Part of the series "Ten Lessons Since the 9/11 Attacks," in which CFR fellows identify the top threats and responses going forward. Read more in the series.
U.S. counterterrorism policy since 9/11 has been phenomenally successful. Who could have imagined in 2001 that ten years later there would not have been a single successful attack on the American homeland? And yet, apart from a few lone-wolf attacks such as the shootings by Major Nidal Hasan at Fort Hood, the record has been close to perfect.
What accounts for this success? Part of it is due to factors beyond anyone's control, in particular the fact that the United States is located far from the Middle East and does not have a ready supply of internal terrorists. One of its biggest counterterrorism strengths is its ability to assimilate immigrants of many different nationalities, including Muslims; it doesn't have a disaffected population of Muslim immigrants, or offspring of immigrants, which has been a breeding ground for terrorism in Europe.

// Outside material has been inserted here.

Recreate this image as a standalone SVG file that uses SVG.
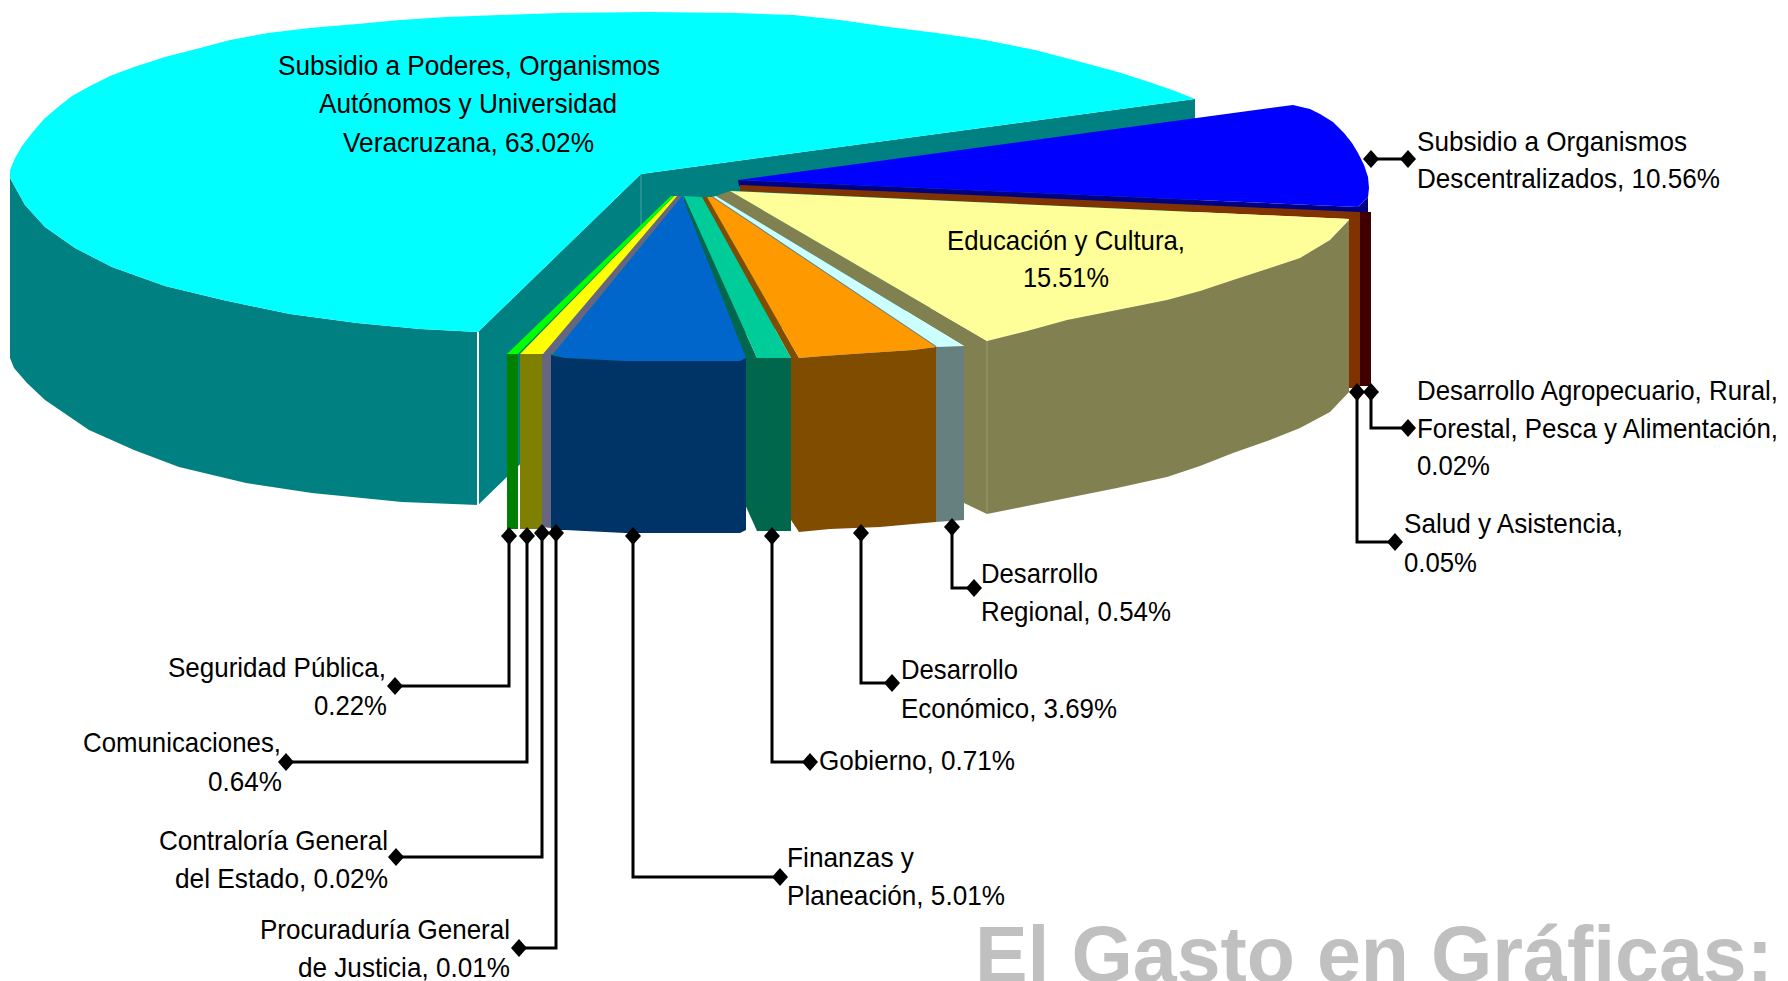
<svg xmlns="http://www.w3.org/2000/svg" width="1788" height="981" viewBox="0 0 1788 981">
<style>
.t{font-family:"Liberation Sans",Arial,sans-serif;font-size:28px;fill:#000}
.ttl{font-family:"Liberation Sans",Arial,sans-serif;font-size:80px;font-weight:bold;fill:#C0C0C0}
.c{fill:none;stroke:#000;stroke-width:3}
</style>
<defs><path id="dm" d="M0,-9L8,0L0,9L-8,0Z" fill="#000"/></defs>
<rect width="1788" height="981" fill="#fff"/>

<g id="subsidio-poderes">
<polygon fill="#008080" points="478,332 641,174 1195,99 1195,272 641,347 478,505"/>
<line x1="641" y1="174" x2="641" y2="228" stroke="#4aa3a3" stroke-width="1"/>
<path fill="#008080" d="M10,178 L25,205 L45,227 L75,248 L112,267 L165,286 L223,300 L290,314 L357,323 L420,329 L478,332 L478,505 L402,502 L312,493 L246,483 L179,467 L134,450 L89,430 L45,400 L27,383 L14,368 L10,358 Z"/>
<path fill="#00FFFF" d="M478,332 L641,174 L1195,99 L1175,91 L1152,83 L1118,72 L1081,62 L1035,50 L985,40 L937,33 L889,27 L840,20 L794,15 L736,13 L650,12 L560,13 L500,15 L446,17 L400,20 L357,24 L310,28 L268,33 L230,40 L200,48 L165,57 L134,67 L110,76 L90,86 L72,96 L58,107 L44,119 L32,133 L22,146 L15,158 L10,170 L10,178 L25,205 L45,227 L75,248 L112,267 L165,286 L223,300 L290,314 L357,323 L420,329 Z"/>
<line x1="478" y1="332" x2="478" y2="505" stroke="#fff" stroke-width="2"/>
<text class="t" x="278" y="75" textLength="382" lengthAdjust="spacingAndGlyphs">Subsidio a Poderes, Organismos</text>
<text class="t" x="319" y="113" textLength="298" lengthAdjust="spacingAndGlyphs">Autónomos y Universidad</text>
<text class="t" x="343" y="152" textLength="251" lengthAdjust="spacingAndGlyphs">Veracruzana, 63.02%</text>
</g>

<g id="subsidio-descentralizados">
<polygon fill="#000080" points="738,180 1358,207 1368,197 1368,213 1360,213 739,186"/>
<path fill="#0000FF" d="M738.5,180 L1293,105 L1310,109 L1320,114 L1333,122 L1344,133 L1352,143 L1358,153 L1364,165 L1368,177 L1369,188 L1368,197 L1358,207 Z"/>
<text class="t" x="1417" y="151" textLength="270" lengthAdjust="spacingAndGlyphs">Subsidio a Organismos</text>
<text class="t" x="1417" y="188" textLength="303" lengthAdjust="spacingAndGlyphs">Descentralizados, 10.56%</text>
</g>

<g id="desarrollo-agropecuario">
<polygon fill="#803300" points="740,185 1360,212 1360,219 1349,219 740,191"/>
<rect x="1349" y="212" width="11" height="176" fill="#803300"/>
<text class="t" x="1417" y="400" textLength="361" lengthAdjust="spacingAndGlyphs">Desarrollo Agropecuario, Rural,</text>
<text class="t" x="1417" y="438" textLength="361" lengthAdjust="spacingAndGlyphs">Forestal, Pesca y Alimentación,</text>
<text class="t" x="1417" y="475" textLength="73" lengthAdjust="spacingAndGlyphs">0.02%</text>
</g>

<g id="salud">
<rect x="1360" y="212" width="11" height="174" fill="#400000"/>
<text class="t" x="1404" y="533" textLength="219" lengthAdjust="spacingAndGlyphs">Salud y Asistencia,</text>
<text class="t" x="1404" y="572" textLength="73" lengthAdjust="spacingAndGlyphs">0.05%</text>
</g>

<g id="educacion">
<polygon fill="#808050" points="716,196 730,191 987,341 987,514 964,503 964,346"/>
<path fill="#FFFF99" d="M730,191 L1349,219 L1330,240 L1300,258 L1270,268 L1233,280 L1200,291 L1167,300 L1117,310 L1067,320 L1027,331 L987,341 Z"/>
<path fill="#808050" d="M987,341 L1027,331 L1067,320 L1117,310 L1167,300 L1200,291 L1233,280 L1270,268 L1300,258 L1330,240 L1349,220 L1349,392 L1330,412 L1300,428 L1270,440 L1233,453 L1200,466 L1167,477 L1117,488 L1067,498 L1027,506 L987,514 Z"/>
<line x1="987" y1="341" x2="987" y2="514" stroke="#9a9a70" stroke-width="1"/>
<text class="t" x="947" y="250" textLength="238" lengthAdjust="spacingAndGlyphs">Educación y Cultura,</text>
<text class="t" x="1023" y="287" textLength="86" lengthAdjust="spacingAndGlyphs">15.51%</text>
</g>

<g id="desarrollo-regional">
<polygon fill="#CCFFFF" points="712,197 936,347 964,346 716,196"/>
<line x1="712" y1="197" x2="936" y2="347" stroke="#668080" stroke-width="2"/>
<polygon fill="#668080" points="936,347 964,346 964,520 936,522"/>
<text class="t" x="981" y="583" textLength="117" lengthAdjust="spacingAndGlyphs">Desarrollo</text>
<text class="t" x="981" y="621" textLength="190" lengthAdjust="spacingAndGlyphs">Regional, 0.54%</text>
</g>

<g id="desarrollo-economico">
<polygon fill="#804C00" points="702,197 707,197 799,358 799,532 791,520 791,358"/>
<polygon fill="#FF9900" points="707,197 799,358 823,356 867,353 913,350 936,347 712,197"/>
<polygon fill="#804C00" points="799,358 823,356 867,353 913,350 936,347 936,522 913,524 880,527 830,529 799,532"/>
<text class="t" x="901" y="679" textLength="117" lengthAdjust="spacingAndGlyphs">Desarrollo</text>
<text class="t" x="901" y="718" textLength="216" lengthAdjust="spacingAndGlyphs">Económico, 3.69%</text>
</g>

<g id="gobierno">
<polygon fill="#00664C" points="684,196 757,358 757,531 684,369"/>
<polygon fill="#00CC99" points="684,196 757,358 791,358 702,197"/>
<rect x="757" y="358" width="34" height="173" fill="#00664C"/>
<text class="t" x="819" y="770" textLength="196" lengthAdjust="spacingAndGlyphs">Gobierno, 0.71%</text>
</g>

<g id="finanzas">
<polygon fill="#0066CC" points="553,354 682,196 746,358 740,361 625,361 565,358"/>
<polygon fill="#003366" points="551,355 565,358 625,361 740,361 746,358 746,530 740,533 625,533 565,530 551,530"/>
<text class="t" x="787" y="867" textLength="127" lengthAdjust="spacingAndGlyphs">Finanzas y</text>
<text class="t" x="787" y="905" textLength="218" lengthAdjust="spacingAndGlyphs">Planeación, 5.01%</text>
</g>

<g id="procuraduria">
<text class="t" x="260" y="939" textLength="250" lengthAdjust="spacingAndGlyphs">Procuraduría General</text>
<text class="t" x="298" y="977" textLength="212" lengthAdjust="spacingAndGlyphs">de Justicia, 0.01%</text>
</g>

<g id="contraloria">
<polygon fill="#666680" points="543,353 553,354 682,196 677,196"/>
<polygon fill="#666680" points="542,351 551,354 551,528 542,527"/>
<text class="t" x="159" y="850" textLength="229" lengthAdjust="spacingAndGlyphs">Contraloría General</text>
<text class="t" x="175" y="888" textLength="213" lengthAdjust="spacingAndGlyphs">del Estado, 0.02%</text>
</g>

<g id="comunicaciones">
<polygon fill="#FFFF00" points="520,354 543,354 677,196 674,196"/>
<rect x="520" y="354" width="22" height="175" fill="#808000"/>
<text class="t" x="83" y="752" textLength="198" lengthAdjust="spacingAndGlyphs">Comunicaciones,</text>
<text class="t" x="208" y="791" textLength="74" lengthAdjust="spacingAndGlyphs">0.64%</text>
</g>

<g id="seguridad">
<polygon fill="#00FF00" points="507,354 518,354 674,196 671,196"/>
<rect x="507" y="354" width="11" height="175" fill="#008000"/>
<text class="t" x="168" y="677" textLength="218" lengthAdjust="spacingAndGlyphs">Seguridad Pública,</text>
<text class="t" x="314" y="715" textLength="73" lengthAdjust="spacingAndGlyphs">0.22%</text>
</g>

<g id="connectors">
<path class="c" d="M1371,159H1408"/>
<path class="c" d="M1371,392V428H1408"/>
<path class="c" d="M1357,392V542H1395"/>
<path class="c" d="M952,527V588H974"/>
<path class="c" d="M861,533V683H892"/>
<path class="c" d="M772,536V762H810"/>
<path class="c" d="M633,536V877H780"/>
<path class="c" d="M509,536V686H395"/>
<path class="c" d="M527,536V762H286"/>
<path class="c" d="M542,533V857H396"/>
<path class="c" d="M556,533V948H519"/>
<use href="#dm" x="1371" y="159"/><use href="#dm" x="1408" y="159"/>
<use href="#dm" x="1371" y="392"/><use href="#dm" x="1408" y="428"/>
<use href="#dm" x="1357" y="392"/><use href="#dm" x="1395" y="542"/>
<use href="#dm" x="952" y="527"/><use href="#dm" x="974" y="588"/>
<use href="#dm" x="861" y="533"/><use href="#dm" x="892" y="683"/>
<use href="#dm" x="772" y="536"/><use href="#dm" x="810" y="762"/>
<use href="#dm" x="633" y="536"/><use href="#dm" x="780" y="877"/>
<use href="#dm" x="509" y="536"/><use href="#dm" x="395" y="686"/>
<use href="#dm" x="527" y="536"/><use href="#dm" x="286" y="762"/>
<use href="#dm" x="542" y="533"/><use href="#dm" x="396" y="857"/>
<use href="#dm" x="556" y="533"/><use href="#dm" x="519" y="948"/>
</g>

<g id="title">
<text class="ttl" x="975" y="982" textLength="798" lengthAdjust="spacingAndGlyphs">El Gasto en Gráficas:</text>
</g>
</svg>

Using imported operatives, al-Qaeda was able to carry out the worst terrorist strike in history on American soil--but not to repeat it or even come close. Why not? I would credit many of the improvements made to counterterrorism operations after 9/11. Vastly more resources flowed into this area at the FBI, New York Police Department, CIA, and other relevant agencies, and many of the bureaucratic barriers that had prevented effective cooperation among them were knocked down.
More controversially, President Bush authorized a number of steps that went well beyond the bounds of traditional law enforcement, including the use of "enhanced interrogation techniques" on high-value detainees such as Khalid Sheikh Mohammad (who was waterboarded 183 times after being arrested in Pakistan in 2003); the warrantless wiretapping of those who might have terrorist connections in the United States; the "rendition" of detainees back to their countries of origins even though some of those countries (e.g., Egypt, Algeria, and Jordan) were notorious for using torture; the indefinite detention without trial of eight hundred suspected terrorists at Guantanamo Bay and at CIA-operated "black sites"; the creation of military tribunals to try terrorist suspects without normal criminal-court protections; and the targeted assassination of al-Qaeda leaders with Predator drones in Pakistan and Yemen.
Such measures were denounced by civil libertarians and, once the immediate post-9/11 fear had passed, many of them were curtailed through a combination of congressional and court action. But key aspects of the Bush approach--from military tribunals and detentions at Guantanamo to Predator strikes--have been employed by the Obama administration. We now have a bipartisan approach to counterterrorism that has kept the United States safe for the past decade.